Reviews for paper Efficient Frequent Item Counting in Multi-Core Hardware, submitted to KDD 2012.
Overall rating: accept
The paper presents clever optimizations that leverage the characteristics of modern multi-core processors to speed up the approximate frequent item counting problem. The filter and space-saving work on two cores, and communicate via asynchronous messages.
Overall, impressive results are obtained over space-saving, specially for skewed input.
Limitations of the work include that it targets only two cores, and it is not immediately clear that it can scale to 8, 12, 16 or even more cores. Also no comparison wit other "parallel" approches.
The PC feel that the work is valuable, but at the same time, it is somewhat limited.
1 (well accepted paper)
A well established problem
Substantial improvement over state-of-the-art methods
Acceptable, but there is room for improvement
Yes
Nice presentation, easy to follow
Not really
Rule and Pattern Mining
I will argue to accept
Strong points:
S1. Clever, highly-tuned data structures
S2. Convincing performance results
Weak points:
W1. Very specialized problem, low potential impact
W2. Some experimental comparisons missing
W3. Somewhat oversold; refocus on streaming setting needed
The paper proposes an efficient implementation of the SpaceSavings algorithm for (approximately) finding frequent items and their counts. The authors use simple but clever data structures and exploit low-level SIMD instructions to push the performance from 20M items/second to up to 200M items/second, which I think is impressive and convincing.
My main concern with this paper is that its potential impact is limited. The ideas in this paper appear to be very specific to SpaceSavings and it is unclear to me whether the techniques can be generalized to other problems / algorithms. Moreover, the paper makes a number of (implicit) assumptions, which limit its applicability: the items are 32-bit integers, approximation is OK, queries are posed frequently while the algorithm is running, and the increase in throughput is relevant in the overall system.
The experimantal comparison to alternative approaches is incomplete. The authors mention an alternative merge-based approach, which splits the input data stream across multiple threads and merges at the end / when a query is posed. The authors argue that such an approach does not work well when the stream is queried frequently. I think that this needs some more justification. First, it appears that merging can be done (potentially on a separate core) while the independent threads are still running; the performance of such a strawman approach is not clear. Second, the authors should compare experimentally their approach with the merge-based approach, ideally in settings when there are (1) no queries, (2) infrequent queries, (3) frequent queries. Finally, a comparison to the parallel techniques of [6] is missing.
The authors do not particularly focus on a streaming setting, although this is clearly suggested by the assumptions listed above. The abstract and introduction does not mention that the paper is concerned with computing approximate frequent items (some false-positives) with approximate counts. The paper thus appears oversold and should be refocused appropriately.
Minor comments:
I feel that Section 3.1 would be easier to follow if the invariants maintained by the algorithm (properties of X and Y) would be stated.

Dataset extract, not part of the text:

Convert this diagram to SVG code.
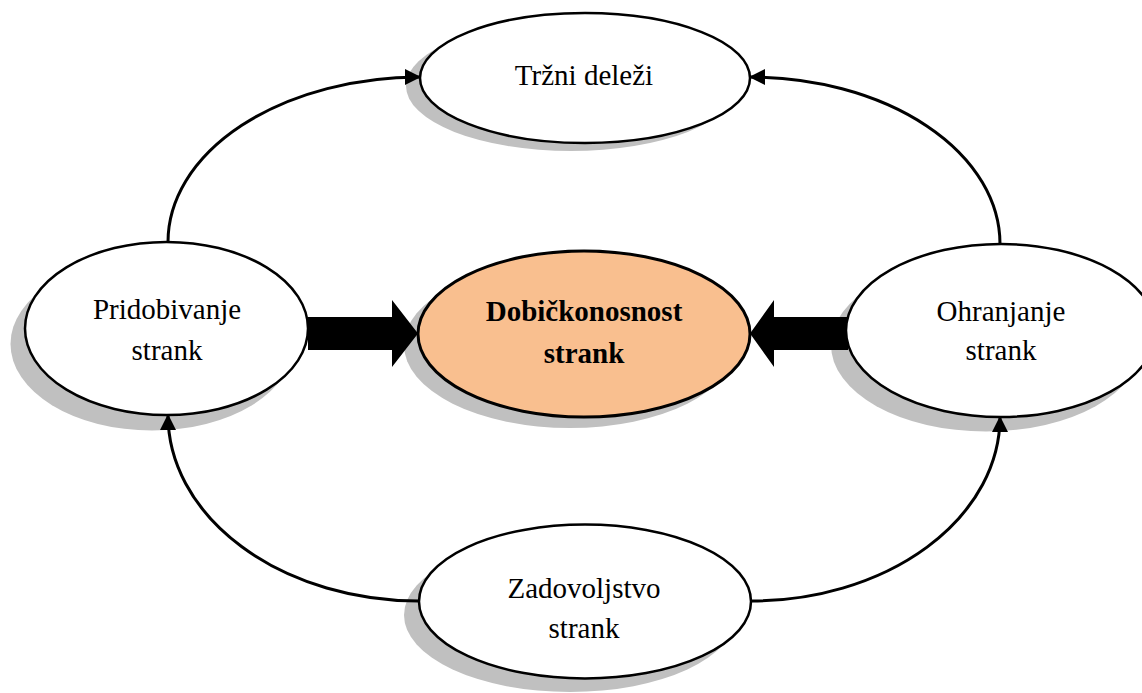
<svg xmlns="http://www.w3.org/2000/svg" width="1142" height="693" viewBox="0 0 1142 693">
  <defs>
    <marker id="tip" viewBox="0 0 16 16" refX="15" refY="8" markerWidth="16" markerHeight="16" markerUnits="userSpaceOnUse" orient="auto">
      <path d="M0,0 L16,8 L0,16 Z" fill="#000"/>
    </marker>
    <style>
      .shadow { fill: #c0c0c0; stroke: none; }
      .node { fill: #ffffff; stroke: #000; stroke-width: 2.5; }
      .core { fill: #f9bf8f; stroke: #000; stroke-width: 3; }
      .lbl { font-family: "Liberation Serif", "Times New Roman", serif; font-size: 29px; fill: #000; text-anchor: middle; }
      .bold { font-weight: bold; }
      .link { fill: none; stroke: #000; stroke-width: 3; marker-end: url(#tip); }
      .block { fill: #000; stroke: none; }
    </style>
  </defs>
  <rect width="1142" height="693" fill="#ffffff"/>

  <!-- drop shadows -->
  <g id="shadows">
    <ellipse class="shadow" cx="571" cy="86" rx="165" ry="65"/>
    <ellipse class="shadow" cx="152" cy="344" rx="141.5" ry="86.5"/>
    <ellipse class="shadow" cx="986" cy="345" rx="155" ry="86.5"/>
    <ellipse class="shadow" cx="570" cy="345" rx="166" ry="83"/>
    <ellipse class="shadow" cx="570" cy="615" rx="166" ry="77"/>
  </g>

  <!-- connectors -->
  <g id="connectors">
    <path class="link" d="M168,242 A252,165 0 0 1 420,77"/>
    <path class="link" d="M1000,244 A250,167 0 0 0 750,77"/>
    <path class="link" d="M419,601 A251,186 0 0 1 168,415"/>
    <path class="link" d="M751,601 A249,184 0 0 0 1000,417"/>
    <path class="block" d="M308,317 L392,317 L392,300 L418,333.5 L392,367 L392,350 L308,350 Z"/>
    <path class="block" d="M848,317 L774,317 L774,300 L750,333.5 L774,367 L774,350 L848,350 Z"/>
  </g>

  <g id="node-trzni">
    <ellipse class="node" cx="585" cy="78" rx="165" ry="65"/>
    <text class="lbl" x="584" y="85">Tržni deleži</text>
  </g>

  <g id="node-pridobivanje">
    <ellipse class="node" cx="166.5" cy="328.5" rx="141.5" ry="86.5"/>
    <text class="lbl" x="167" y="319">Pridobivanje</text>
    <text class="lbl" x="167" y="360">strank</text>
  </g>

  <g id="node-ohranjanje">
    <ellipse class="node" cx="1001" cy="330.5" rx="155" ry="86.5"/>
    <text class="lbl" x="1001" y="321">Ohranjanje</text>
    <text class="lbl" x="1001" y="360">strank</text>
  </g>

  <g id="node-dobickonosnost">
    <ellipse class="core" cx="584" cy="334" rx="166" ry="83"/>
    <text class="lbl bold" x="584" y="321">Dobičkonosnost</text>
    <text class="lbl bold" x="584" y="363">strank</text>
  </g>

  <g id="node-zadovoljstvo">
    <ellipse class="node" cx="585" cy="601.5" rx="166" ry="77"/>
    <text class="lbl" x="584" y="598">Zadovoljstvo</text>
    <text class="lbl" x="584" y="638">strank</text>
  </g>
</svg>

The analysis in Section 3.3 about the probability of filtering an item assumes that the data structure is "warmed up" and/or that items arrive in random order .
The proposed 2-core approach seems to require some message queue between the two processors. How would such a queue be implemented effectively (so that queue maintenance does not destroy any potential performance gains)?
A well established problem
Substantial improvement over state-of-the-art methods
Thorough, including systematic comparison with proper state-of-the-art methods and novel case studies (if applicable)
Yes
Nice presentation, easy to follow
Yes
Rule and Pattern Mining
Leave for the senior PC to decide
A novel algorithm is presented for paralle computation of frequent itemset counting.
The algorithm exploits the skew and uses a prefiltering stage that can be implemented efficiently through SIMD instructions.
The contribution of this paper is significant.
A well established problem
The technical development is highly incremental without principled or fundamental contributions
Thorough, including systematic comparison with proper state-of-the-art methods and novel case studies (if applicable)
Yes
Nice presentation, easy to follow
Not really
c) Efficient Algorithms
Leave for the senior PC to decide
The paper describes an optimized implementation for counting frequent items in a dataset. It is based on an existing algorithm, called space-saving (SS), that returns an approximate answer by keeping counters only for the most frequent items. The paper improves SS in the following way: it splits the frequent counters into two sets, the few very frequent ones called X, and the rest, called Y. X is small enough to be kept into the L1 cache of the processor, and operations in X can be done very fast using SIMD instructions. A filtering step decides if an incoming item belongs to X, in which case processing will be done very fast, or to Y, in which case processing will be done by the normal SS algorithm.
The paper is well written, deals with an important operator which is in the heart of many data mining algorithms, and achieves impressive speedup, up to 10x compared to the existing SS algorithm.
A drawback of this paper is that the good performance is achieved by careful reimplementation of an existing algorithm, but without any innovative ideas.
Another issue is that, although the two parts of the method can run in parallel in two processors, one for X and one for Y, the algorithm is not parallel in he traditional sense, I.e. it does not scale to more than two processors.